Let $X=(\ell^1,\,\|\cdot\|_1)$ and $Y=(\ell^1,\,\|\cdot\|),$ where $\|\cdot\|$ denotes an equivalent norm associated with an inner product. Then the map $Tx=x$ for $x\in\ell^1$ is a bounded bijection from $X$ into $Y.$ Thus $T^*:Y^*\to X^*=\ell^\infty$ is a bounded bijection. The space $Y^*$ is separable, as it is isometrically isomorphic to $Y$ (this holds for every Hilbert space). Hence $\ell^\infty$ is separable, a contradiction.

Answer 2

We can show that there is no such norm in four steps:

• First, $\ell^1$ is not reflexive because its (continuous) dual is $\ell^\infty$ (every continuous linear functional over $\ell^1$ is of the form $\Lambda(v) = \sum_{n = 0}^\infty u_n v_n$ for some bounded sequence $u$, I'm sure this is well-documented somewhere) but the dual of $\ell^\infty$ is not $\ell^1$ (the dual of $\ell^\infty$ contains Hahn-Banach extensions of the limit functional $\mathcal{L} : u \in c \mapsto \lim_{n \to \infty} u_n$ and you can show that this leads to $\ell^\infty$ not being the dual of $\ell^1$, you can look for the keywords "Banach limit" for example, or "generalised limit").
• Reflexivity is conserved via equivalence of norms: see for example the proof given in the body of this question Norm equivalence preserves canonical evaluation map and thus reflexivity.
• Completeness is also preserved via equivalence of norms: that should be easy to see just using definitions.
• Hilbert spaces are reflexive: simply use Riesz' representation theorem twice to get the linear isomorphism that gets you that a Hilbert $H$ is isomorphic to $H^{**}$.

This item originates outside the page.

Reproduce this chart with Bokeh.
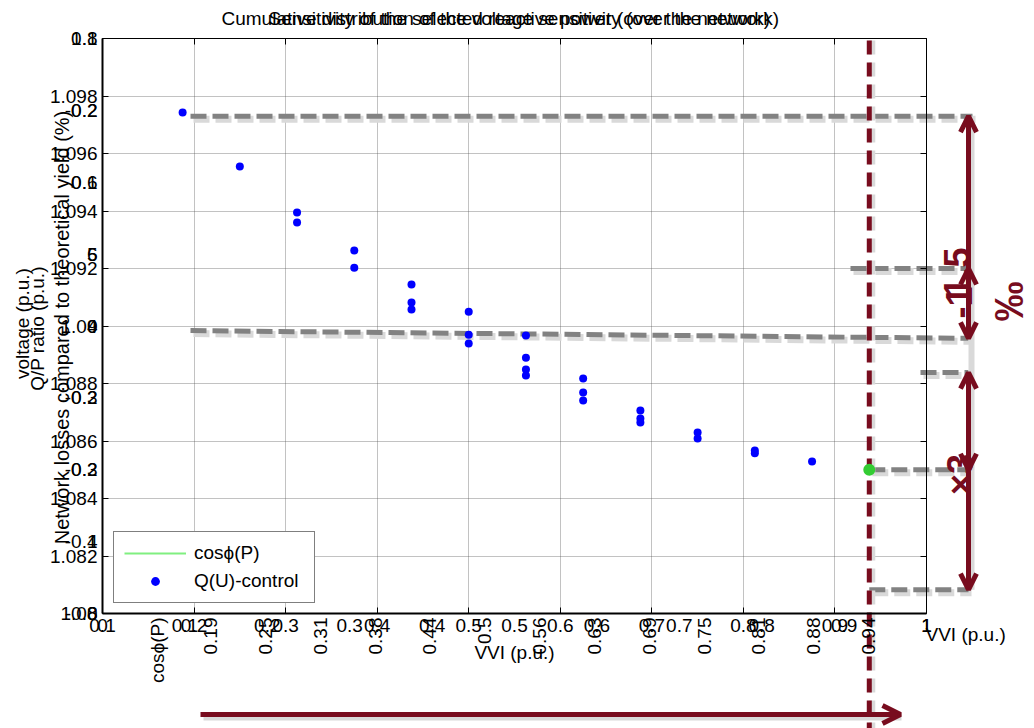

As such, no equivalent norm to $\|\cdot\|_1$ can give an inner product space, as, since it would have to be a Hilbert space since $\ell^1$ is complete, the existence of such a norm would mean that $\ell^1$ is reflexive, which it is not, absurd.

Therefore, there is no such norm.

Answer 3

Your argument with parallegram identity can be extended to general case. That is you should look at average of $n$ vectors, average over all signs. In world, by induction, one easily shows that such average is the sum of second powers of their norms. This is in inner product norm. In particular, if you take your vectors so that on k-coordinate they are $a_k$ and $0$ otherwise, you get that the average over signs should be of order of the sum of second powers of $a_k$. But in $l_1$ norm such average is equal to the sum of absolute values of $a_k$. So, for proper values of $a_k$ they can not be equivalent.